Life is uncertain…eat dessert first. Remember that t-shirt slogan?

On vacation last week, Keith and I visited Michie Tavern in Charlottesville. We helped ourselves to the buffet in the Necessary, ate in the Keeping Hall and shared a dessert of peach cobbler a la mode. Delicious fresh peaches with sweet chunks of brown sugar and butter crumble baked warm then topped with rich, homemade vanilla ice cream, lingering pleasure with each slowly savored bite. But what if we had eaten the cobbler first? Even one shared serving would have killed our appetite for chicken (I had baked, he had fried), mashed potatoes (I had gravy, he did not – it’s a yin/yang diet thing), green beans, black-eyed peas, stewed tomatoes, baby beets, cold slaw, fresh biscuits and corn bread, a colorful feast of taste, scent and texture.  

I wondered about the meal analogy in terms of writing. What if I served my readers dessert first? Wouldn’t it be like revealing the punch line before relating the joke? No way could I interest my readers in a full meal, no way could I build tension for the next course, no way could I earn trust that here was a master chef. And yet in class recently, I read a section, beyond the first 5 pages of my book, telling about the entire meal in sweeping analytical generalizations. Although I showed concrete details of a few tasty appetizers, I asked my readers to eat dessert first.
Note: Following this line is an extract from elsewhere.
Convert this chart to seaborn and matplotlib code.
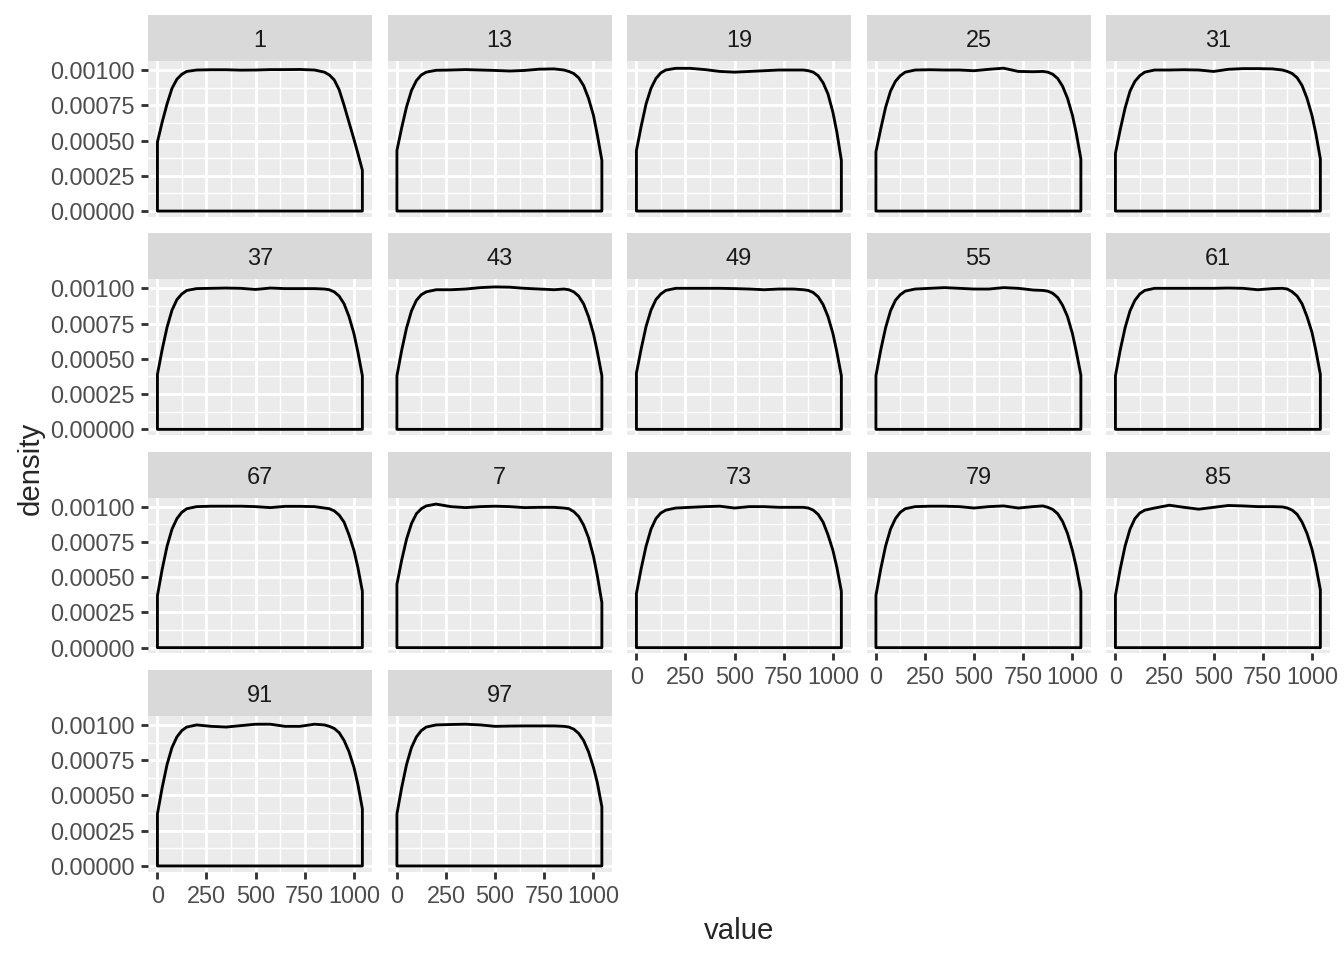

My classmates asked, “Who is the protagonist? Why did you write this? What is the story really about?” At first, I desperately defended of my beautiful creation, clutching this perfect cake being rained upon. A ‘shut up and listen’, agonizing flash of insight immediately followed. Instead of a 3.0 book draft ready to be tweaked and shaped into a delicious 4-star meal (although worthy goals, few earn 5 Stars and bestseller status), I had released version 2.5 swarming with ‘face the demon’ bugs, ‘about story’ pop-ups, and poorly crafted chunks of code out of sequence.

So, how did I spend my summer vacation? Yes, communing with folks at local restaurants and guests at Vanaprastha. But mostly I intently wrestled version 2.5 into something closer to a 3.0 draft that might invite readers to my table for a good meal. And, with help from my classmates at The Writer’s Center and teacher, editor and author Sara Taber, hopefully a 4.0 book will serve up a well-anticipated, rich dessert at the end. Now that’s a worthy goal.

Life is uncertain. What do you eat for dessert?